◆ AIM OF THE EXERCISE
What number of lines in the material contain the word "this"? Give that number alone.

◆ DATA PROVIDED
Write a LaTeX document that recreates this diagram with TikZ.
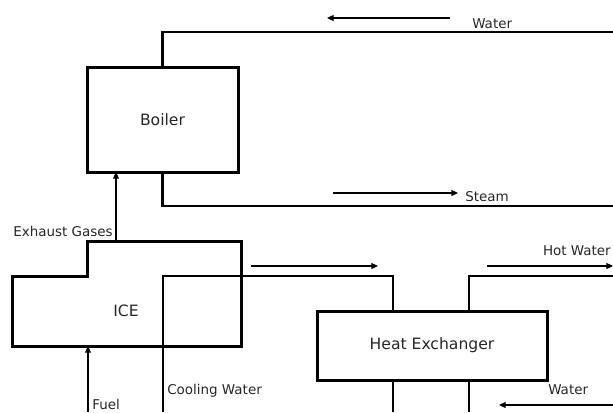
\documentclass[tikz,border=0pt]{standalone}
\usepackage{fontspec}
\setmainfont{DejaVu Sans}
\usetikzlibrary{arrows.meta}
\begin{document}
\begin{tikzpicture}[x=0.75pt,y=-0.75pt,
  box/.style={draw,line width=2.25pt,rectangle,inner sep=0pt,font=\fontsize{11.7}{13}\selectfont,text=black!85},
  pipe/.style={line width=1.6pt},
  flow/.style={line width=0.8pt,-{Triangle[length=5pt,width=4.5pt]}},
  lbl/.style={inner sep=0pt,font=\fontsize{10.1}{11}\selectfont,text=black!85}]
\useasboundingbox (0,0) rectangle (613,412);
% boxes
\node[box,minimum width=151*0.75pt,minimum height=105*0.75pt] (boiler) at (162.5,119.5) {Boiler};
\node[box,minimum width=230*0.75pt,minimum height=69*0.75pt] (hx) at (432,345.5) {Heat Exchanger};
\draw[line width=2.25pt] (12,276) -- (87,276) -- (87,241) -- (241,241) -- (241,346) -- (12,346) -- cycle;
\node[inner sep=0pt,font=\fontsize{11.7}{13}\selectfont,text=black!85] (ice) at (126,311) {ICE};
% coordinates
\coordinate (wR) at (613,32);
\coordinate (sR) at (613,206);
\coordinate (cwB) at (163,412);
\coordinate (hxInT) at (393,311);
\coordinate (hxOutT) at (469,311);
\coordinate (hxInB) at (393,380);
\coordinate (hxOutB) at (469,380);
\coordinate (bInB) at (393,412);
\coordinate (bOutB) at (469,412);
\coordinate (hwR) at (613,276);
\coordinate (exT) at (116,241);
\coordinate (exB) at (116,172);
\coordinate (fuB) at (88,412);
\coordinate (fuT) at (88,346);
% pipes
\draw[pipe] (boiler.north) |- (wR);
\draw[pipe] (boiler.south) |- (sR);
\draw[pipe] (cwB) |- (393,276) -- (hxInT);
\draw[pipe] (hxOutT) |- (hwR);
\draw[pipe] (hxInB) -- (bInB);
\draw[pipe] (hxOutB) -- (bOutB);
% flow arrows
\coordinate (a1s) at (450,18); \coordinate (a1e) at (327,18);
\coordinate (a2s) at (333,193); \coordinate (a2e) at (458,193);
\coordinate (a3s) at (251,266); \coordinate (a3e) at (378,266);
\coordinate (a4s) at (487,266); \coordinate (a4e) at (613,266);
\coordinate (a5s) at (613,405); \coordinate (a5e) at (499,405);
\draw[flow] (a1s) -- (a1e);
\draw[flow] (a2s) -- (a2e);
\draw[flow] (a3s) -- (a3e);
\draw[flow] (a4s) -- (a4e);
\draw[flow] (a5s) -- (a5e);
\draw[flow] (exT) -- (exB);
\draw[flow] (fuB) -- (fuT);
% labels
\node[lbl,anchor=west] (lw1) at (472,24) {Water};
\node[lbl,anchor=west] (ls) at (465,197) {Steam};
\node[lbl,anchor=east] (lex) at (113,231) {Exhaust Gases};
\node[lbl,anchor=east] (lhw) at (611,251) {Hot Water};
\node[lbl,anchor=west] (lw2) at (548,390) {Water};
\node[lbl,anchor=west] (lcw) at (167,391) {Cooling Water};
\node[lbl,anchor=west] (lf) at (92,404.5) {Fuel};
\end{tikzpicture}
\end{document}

--

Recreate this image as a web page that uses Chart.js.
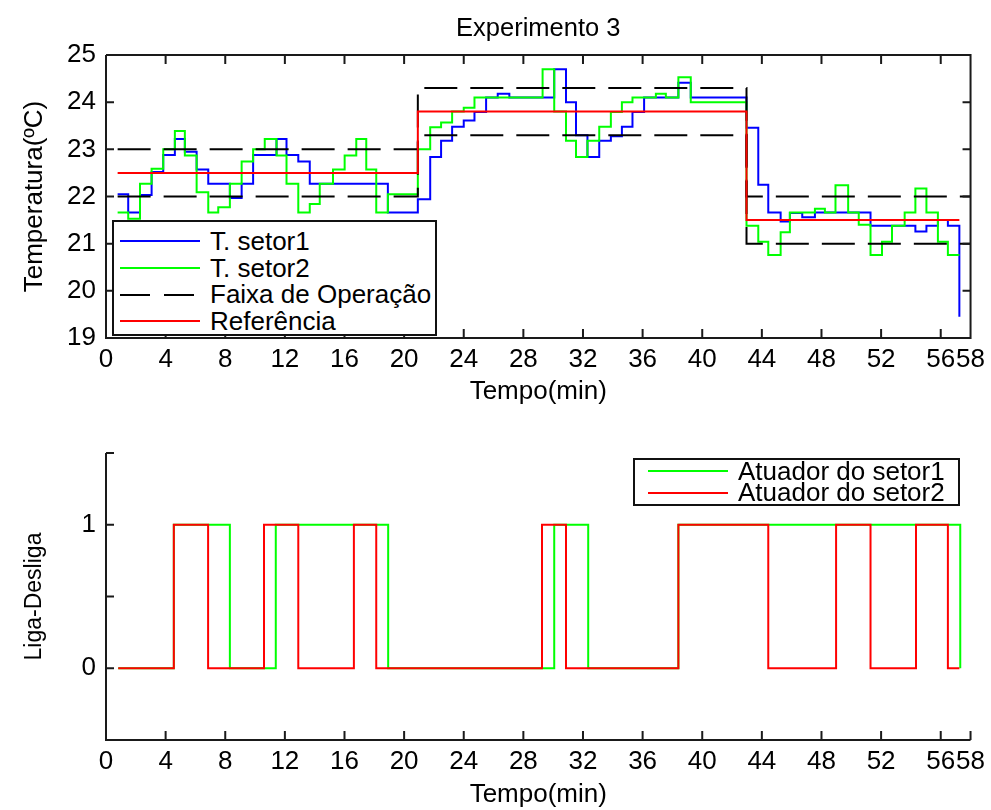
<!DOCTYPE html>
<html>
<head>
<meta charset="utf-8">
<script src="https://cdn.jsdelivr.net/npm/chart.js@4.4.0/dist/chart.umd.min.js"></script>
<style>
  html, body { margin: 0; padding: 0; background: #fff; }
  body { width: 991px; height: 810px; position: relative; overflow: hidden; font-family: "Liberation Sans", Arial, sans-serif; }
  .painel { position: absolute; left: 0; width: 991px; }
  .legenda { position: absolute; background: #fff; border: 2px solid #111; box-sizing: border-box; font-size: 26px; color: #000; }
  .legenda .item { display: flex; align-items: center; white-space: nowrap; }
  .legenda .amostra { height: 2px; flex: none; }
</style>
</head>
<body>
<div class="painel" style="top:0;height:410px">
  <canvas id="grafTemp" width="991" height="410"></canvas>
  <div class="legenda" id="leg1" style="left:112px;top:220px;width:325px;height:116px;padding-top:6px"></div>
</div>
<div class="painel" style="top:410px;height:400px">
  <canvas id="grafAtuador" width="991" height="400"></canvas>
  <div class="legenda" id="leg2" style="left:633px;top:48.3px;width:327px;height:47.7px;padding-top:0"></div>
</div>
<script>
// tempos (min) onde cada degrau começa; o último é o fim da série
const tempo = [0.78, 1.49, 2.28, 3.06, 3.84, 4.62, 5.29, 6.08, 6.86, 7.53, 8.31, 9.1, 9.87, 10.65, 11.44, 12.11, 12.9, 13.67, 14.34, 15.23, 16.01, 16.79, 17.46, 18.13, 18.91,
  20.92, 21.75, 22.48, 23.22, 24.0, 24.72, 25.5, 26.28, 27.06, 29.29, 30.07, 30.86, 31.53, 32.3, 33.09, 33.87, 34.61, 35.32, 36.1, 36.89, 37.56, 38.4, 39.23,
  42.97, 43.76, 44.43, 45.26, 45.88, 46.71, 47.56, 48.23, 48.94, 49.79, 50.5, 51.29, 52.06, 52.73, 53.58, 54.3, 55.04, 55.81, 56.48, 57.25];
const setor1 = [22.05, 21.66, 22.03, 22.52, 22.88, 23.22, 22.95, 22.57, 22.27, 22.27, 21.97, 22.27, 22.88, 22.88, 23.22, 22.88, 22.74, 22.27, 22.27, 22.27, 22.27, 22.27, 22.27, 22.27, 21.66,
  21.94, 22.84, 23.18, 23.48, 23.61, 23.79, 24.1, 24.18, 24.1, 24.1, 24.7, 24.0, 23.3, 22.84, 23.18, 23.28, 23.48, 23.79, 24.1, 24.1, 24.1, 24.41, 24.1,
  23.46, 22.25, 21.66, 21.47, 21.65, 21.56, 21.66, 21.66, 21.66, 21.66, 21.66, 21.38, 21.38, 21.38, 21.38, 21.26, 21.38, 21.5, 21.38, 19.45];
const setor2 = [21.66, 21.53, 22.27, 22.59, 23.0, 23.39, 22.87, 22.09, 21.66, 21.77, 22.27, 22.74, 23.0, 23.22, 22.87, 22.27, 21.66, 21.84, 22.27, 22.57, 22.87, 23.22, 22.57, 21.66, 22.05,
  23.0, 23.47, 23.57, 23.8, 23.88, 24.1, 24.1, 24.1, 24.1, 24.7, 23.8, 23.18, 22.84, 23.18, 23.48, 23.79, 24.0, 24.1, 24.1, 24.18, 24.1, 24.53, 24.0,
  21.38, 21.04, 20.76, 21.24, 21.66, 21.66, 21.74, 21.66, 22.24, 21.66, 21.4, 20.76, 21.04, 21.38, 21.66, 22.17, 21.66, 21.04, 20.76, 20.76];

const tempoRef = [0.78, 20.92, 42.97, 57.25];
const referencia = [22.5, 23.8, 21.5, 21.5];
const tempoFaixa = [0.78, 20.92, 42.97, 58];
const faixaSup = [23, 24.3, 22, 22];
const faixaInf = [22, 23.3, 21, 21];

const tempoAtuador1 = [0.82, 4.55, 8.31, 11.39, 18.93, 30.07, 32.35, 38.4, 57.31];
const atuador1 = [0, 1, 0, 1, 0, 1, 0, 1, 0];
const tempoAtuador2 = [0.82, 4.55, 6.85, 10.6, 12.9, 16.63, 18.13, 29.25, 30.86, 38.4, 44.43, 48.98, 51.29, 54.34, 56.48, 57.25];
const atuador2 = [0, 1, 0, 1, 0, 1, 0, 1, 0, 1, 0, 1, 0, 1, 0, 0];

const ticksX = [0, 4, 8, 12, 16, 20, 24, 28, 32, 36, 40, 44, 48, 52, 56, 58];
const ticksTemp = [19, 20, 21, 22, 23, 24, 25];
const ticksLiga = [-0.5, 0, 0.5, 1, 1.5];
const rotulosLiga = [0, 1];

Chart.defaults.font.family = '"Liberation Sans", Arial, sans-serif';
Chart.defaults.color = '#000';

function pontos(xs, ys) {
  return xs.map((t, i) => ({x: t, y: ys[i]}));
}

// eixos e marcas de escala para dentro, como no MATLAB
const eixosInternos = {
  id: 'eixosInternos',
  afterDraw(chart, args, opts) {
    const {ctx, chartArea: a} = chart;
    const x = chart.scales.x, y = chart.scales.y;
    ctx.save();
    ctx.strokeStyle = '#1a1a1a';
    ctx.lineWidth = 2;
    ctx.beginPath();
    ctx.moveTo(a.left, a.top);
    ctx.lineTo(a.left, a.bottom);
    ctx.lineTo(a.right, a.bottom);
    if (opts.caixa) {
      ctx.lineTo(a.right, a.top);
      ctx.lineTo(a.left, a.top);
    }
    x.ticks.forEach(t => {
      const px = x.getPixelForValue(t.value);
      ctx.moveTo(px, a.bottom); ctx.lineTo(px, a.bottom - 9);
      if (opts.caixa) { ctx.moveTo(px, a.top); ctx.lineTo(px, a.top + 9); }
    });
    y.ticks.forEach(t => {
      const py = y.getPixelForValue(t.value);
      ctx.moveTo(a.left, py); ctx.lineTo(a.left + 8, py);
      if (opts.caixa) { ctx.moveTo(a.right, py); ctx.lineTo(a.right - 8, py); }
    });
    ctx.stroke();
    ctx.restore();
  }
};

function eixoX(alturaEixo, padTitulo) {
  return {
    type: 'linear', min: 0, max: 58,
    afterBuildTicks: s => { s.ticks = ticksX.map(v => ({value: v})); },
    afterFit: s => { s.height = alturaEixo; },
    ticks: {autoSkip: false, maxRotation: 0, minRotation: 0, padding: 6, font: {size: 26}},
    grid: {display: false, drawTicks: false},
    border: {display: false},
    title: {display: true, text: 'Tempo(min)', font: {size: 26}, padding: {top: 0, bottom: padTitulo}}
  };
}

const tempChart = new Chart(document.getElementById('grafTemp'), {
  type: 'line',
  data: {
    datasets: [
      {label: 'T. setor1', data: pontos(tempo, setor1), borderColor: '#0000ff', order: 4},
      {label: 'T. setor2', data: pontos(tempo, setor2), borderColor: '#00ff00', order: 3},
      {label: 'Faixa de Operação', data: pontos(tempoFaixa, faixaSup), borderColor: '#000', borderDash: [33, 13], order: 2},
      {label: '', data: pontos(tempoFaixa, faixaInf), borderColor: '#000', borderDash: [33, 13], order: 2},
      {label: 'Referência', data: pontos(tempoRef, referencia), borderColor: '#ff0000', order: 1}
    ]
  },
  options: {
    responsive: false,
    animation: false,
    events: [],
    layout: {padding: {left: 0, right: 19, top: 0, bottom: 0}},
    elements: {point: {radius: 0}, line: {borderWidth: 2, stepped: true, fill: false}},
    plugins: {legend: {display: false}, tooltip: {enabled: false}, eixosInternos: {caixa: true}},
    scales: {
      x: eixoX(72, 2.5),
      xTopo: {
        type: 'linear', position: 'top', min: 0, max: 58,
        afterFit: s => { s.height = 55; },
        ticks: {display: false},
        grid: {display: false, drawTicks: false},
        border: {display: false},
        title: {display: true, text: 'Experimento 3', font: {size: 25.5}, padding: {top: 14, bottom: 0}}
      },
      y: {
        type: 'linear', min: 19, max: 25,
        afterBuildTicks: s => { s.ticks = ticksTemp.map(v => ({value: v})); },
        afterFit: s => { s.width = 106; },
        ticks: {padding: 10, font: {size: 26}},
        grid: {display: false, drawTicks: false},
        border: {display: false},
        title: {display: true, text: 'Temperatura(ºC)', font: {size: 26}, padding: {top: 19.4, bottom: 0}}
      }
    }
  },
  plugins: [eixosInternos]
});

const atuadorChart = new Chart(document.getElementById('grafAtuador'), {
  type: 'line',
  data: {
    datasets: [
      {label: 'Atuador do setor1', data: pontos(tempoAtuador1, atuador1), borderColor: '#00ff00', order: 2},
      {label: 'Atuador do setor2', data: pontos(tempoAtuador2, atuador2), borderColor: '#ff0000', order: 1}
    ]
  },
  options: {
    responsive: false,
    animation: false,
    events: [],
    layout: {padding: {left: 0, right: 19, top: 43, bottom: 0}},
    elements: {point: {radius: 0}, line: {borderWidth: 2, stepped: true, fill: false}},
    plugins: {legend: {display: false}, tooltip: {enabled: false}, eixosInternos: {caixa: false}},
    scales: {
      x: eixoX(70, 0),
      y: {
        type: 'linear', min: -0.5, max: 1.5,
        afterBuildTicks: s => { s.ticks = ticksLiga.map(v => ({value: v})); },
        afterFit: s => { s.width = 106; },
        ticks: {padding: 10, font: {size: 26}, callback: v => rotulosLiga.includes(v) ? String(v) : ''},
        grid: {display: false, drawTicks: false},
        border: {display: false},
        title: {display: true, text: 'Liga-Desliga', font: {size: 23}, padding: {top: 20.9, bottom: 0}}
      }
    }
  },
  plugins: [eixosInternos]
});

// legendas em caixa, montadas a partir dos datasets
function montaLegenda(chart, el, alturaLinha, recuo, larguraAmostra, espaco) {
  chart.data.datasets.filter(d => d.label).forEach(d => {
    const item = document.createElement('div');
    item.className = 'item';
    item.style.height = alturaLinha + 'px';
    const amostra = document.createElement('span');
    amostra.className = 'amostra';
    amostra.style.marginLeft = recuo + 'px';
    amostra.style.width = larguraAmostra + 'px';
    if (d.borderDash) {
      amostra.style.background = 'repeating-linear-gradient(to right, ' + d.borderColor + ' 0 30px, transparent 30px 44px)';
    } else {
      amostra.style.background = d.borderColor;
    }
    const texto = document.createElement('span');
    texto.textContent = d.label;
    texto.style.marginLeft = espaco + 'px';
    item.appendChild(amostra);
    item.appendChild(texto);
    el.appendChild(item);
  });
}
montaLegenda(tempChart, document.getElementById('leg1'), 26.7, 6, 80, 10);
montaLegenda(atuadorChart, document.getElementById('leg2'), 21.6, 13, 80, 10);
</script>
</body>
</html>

◆ THE COMPLETED TASK
2